An article in the Australian Financial Review (not available on line) on 16 October 2009 provided some additional legal opinions on the implementation and aims of Australia’s draft Safe Work Bill.
Other than Michael Tooma’s well established thoughts on the draft law, Liberty Sanger of Maurice Blackburn, a law firm with strong trade union links, is said to support the capacity for jurisdictional variations in the harmonisation process. She is quoted as saying there
“need to be regional difference in a country as vast as ours and with such a different industry composition as ours…”

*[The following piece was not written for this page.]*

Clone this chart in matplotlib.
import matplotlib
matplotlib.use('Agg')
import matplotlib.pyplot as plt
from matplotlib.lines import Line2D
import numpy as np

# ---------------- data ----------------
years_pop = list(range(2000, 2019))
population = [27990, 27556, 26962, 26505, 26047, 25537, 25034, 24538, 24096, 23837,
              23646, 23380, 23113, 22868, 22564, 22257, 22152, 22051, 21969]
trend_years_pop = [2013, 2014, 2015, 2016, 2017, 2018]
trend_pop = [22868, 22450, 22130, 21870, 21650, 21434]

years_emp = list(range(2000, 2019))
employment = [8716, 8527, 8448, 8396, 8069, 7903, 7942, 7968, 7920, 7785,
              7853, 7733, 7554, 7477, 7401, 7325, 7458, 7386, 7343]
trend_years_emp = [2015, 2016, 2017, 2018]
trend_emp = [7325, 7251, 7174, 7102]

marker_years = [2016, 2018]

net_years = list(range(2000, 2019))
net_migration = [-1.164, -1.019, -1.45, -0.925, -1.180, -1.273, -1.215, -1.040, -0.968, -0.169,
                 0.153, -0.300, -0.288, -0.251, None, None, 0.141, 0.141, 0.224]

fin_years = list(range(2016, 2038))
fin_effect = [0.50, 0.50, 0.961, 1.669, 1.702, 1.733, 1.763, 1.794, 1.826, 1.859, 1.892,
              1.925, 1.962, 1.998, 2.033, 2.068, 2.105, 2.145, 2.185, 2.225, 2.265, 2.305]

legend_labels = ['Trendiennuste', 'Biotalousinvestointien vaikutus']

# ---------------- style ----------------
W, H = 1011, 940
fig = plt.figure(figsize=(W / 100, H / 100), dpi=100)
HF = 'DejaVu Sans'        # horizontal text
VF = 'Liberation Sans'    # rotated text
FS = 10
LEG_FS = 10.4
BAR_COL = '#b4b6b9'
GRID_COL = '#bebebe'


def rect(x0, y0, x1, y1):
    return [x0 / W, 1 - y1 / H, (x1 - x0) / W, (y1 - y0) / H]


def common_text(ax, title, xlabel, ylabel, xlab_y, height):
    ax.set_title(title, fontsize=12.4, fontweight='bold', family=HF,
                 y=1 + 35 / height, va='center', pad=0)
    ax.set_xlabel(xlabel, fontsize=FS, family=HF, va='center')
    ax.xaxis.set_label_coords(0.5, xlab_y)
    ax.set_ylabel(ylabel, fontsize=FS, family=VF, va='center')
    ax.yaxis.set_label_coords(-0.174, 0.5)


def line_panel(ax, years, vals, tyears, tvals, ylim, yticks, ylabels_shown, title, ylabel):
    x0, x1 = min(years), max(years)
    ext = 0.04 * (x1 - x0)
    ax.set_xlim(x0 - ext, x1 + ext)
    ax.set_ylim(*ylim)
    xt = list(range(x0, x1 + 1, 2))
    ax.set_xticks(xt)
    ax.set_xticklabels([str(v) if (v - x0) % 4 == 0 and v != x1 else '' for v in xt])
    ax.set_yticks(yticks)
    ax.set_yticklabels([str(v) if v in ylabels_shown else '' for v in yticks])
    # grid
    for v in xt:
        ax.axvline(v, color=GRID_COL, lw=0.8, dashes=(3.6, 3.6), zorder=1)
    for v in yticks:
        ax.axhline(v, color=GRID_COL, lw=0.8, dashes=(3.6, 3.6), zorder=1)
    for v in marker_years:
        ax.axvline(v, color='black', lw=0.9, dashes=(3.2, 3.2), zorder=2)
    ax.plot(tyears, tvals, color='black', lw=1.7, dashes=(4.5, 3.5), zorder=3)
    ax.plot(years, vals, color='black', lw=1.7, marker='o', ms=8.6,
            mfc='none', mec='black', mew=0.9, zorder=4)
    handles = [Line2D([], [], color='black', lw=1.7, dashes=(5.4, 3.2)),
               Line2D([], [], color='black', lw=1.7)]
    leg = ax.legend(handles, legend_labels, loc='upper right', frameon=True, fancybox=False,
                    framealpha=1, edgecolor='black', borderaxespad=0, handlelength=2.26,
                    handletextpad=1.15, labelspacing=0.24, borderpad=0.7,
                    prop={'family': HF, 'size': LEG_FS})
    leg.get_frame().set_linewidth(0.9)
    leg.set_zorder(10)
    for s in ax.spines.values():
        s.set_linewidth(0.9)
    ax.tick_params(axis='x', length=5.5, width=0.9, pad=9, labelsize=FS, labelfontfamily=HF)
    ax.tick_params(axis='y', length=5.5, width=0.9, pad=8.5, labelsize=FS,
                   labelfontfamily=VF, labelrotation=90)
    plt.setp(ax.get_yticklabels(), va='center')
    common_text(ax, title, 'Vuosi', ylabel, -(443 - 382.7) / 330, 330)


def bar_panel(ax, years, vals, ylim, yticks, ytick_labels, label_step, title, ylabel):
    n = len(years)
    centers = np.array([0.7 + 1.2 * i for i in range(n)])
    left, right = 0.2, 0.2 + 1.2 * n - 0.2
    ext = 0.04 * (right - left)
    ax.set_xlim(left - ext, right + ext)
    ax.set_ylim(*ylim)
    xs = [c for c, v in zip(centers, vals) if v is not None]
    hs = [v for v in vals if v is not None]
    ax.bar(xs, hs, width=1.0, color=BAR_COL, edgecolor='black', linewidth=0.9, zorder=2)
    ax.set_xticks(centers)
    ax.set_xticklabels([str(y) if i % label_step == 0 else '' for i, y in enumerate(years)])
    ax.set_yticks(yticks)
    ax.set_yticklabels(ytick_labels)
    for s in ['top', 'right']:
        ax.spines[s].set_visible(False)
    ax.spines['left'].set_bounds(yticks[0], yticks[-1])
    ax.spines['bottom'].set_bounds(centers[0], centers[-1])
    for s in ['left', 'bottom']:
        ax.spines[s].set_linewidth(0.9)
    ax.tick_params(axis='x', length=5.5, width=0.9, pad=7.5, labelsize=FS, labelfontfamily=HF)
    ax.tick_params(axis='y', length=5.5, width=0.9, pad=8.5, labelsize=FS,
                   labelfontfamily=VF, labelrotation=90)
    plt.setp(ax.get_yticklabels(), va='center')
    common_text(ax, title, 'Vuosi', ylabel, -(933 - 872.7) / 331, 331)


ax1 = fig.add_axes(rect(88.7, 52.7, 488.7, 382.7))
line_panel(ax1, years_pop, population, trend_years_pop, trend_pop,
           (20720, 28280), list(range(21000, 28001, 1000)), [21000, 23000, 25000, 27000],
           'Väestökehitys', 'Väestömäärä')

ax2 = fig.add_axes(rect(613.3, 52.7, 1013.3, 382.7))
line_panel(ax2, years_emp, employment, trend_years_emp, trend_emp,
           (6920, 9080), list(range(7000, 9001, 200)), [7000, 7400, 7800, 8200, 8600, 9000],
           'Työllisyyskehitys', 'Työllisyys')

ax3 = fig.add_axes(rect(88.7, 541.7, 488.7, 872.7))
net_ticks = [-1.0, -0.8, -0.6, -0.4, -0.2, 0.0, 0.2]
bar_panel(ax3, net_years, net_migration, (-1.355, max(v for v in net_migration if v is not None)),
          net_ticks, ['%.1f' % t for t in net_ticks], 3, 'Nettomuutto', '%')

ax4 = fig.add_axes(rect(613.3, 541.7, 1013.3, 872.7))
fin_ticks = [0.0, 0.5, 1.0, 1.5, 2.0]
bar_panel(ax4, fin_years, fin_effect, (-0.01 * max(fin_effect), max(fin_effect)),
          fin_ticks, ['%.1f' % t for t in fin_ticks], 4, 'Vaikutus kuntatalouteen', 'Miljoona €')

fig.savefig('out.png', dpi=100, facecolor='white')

This position is supported by a call from the CFMEU’s General Secretary, Andrew Vickers. In a media statement released on 15 October 2009, Vickers uses the aftermath of the Gretley mining disaster of 1996 as an indication of the need for OHS laws specific to the mining industry. He says
“Under the Federal Government’s National OH&S Harmonisation Review, there is a growing view among lawyers and bureaucrats that industry specific safety laws – laws that protect coal and metalliferous miners for example – ought to be scrapped.
The trouble is miners and their families and their union have been left in the dark. We still do not know if the new laws will be tailored to meet the safety needs of our industry. Despite this, the Federal Government is pressing on with its changes.
Yet the reality remains that the safety of miners and their families and the future of our mining communities are too important to ignore. And we have fought too long and too hard for tough safety standards in our industry to give them up now.”
The AFR article also quotes Miles Bastick of Freehills. The article says Bastick believes that the jurisdictional changes that have so alarmed some are likely to relate to only peripheral issues. The article says that although Bastick generally supports to the Safe Work Bill
“….he said, that in practical terms, OHS laws were likely to be enforced differently across Australia, even if laws were nationally consistent because of the different prosecution policies of OHS authorities and the approaches of different courts and tribunals that would hear prosecutions.”
SafetyAtWorkBlog would argue that the variations Bastick identifies provide very strong reasons for the Government to take the big step forward of one national OHS law supported by a nationally consistent enforcement policy through a single national safety authority and a coordinated court system. This may be a fantasy but it remains an option for the Federal government. Some lawyers believe the Government has not dismissed the application of the Corporations Act in the OHS field as it has already unified the IR system through a similar process.
Such a national system would achieve many of the aims of the government by
- reducing red tape across States, businesses and Courts,
- reducing the number of OHS regulatory authorities saving considerable expenditure from many areas of duplication from administrative staff to publications and advertising,
- providing a single focus to business for clarity and consistency of information; and
- still allowing for industry-specific variations that can be coordinated consistently with the general OHS principles.
If Australia is looking for an OHS regulatory system that it expects to last as long as the previous system, all stakeholders may need to look in a slightly longer term and broader perspective than they are currently.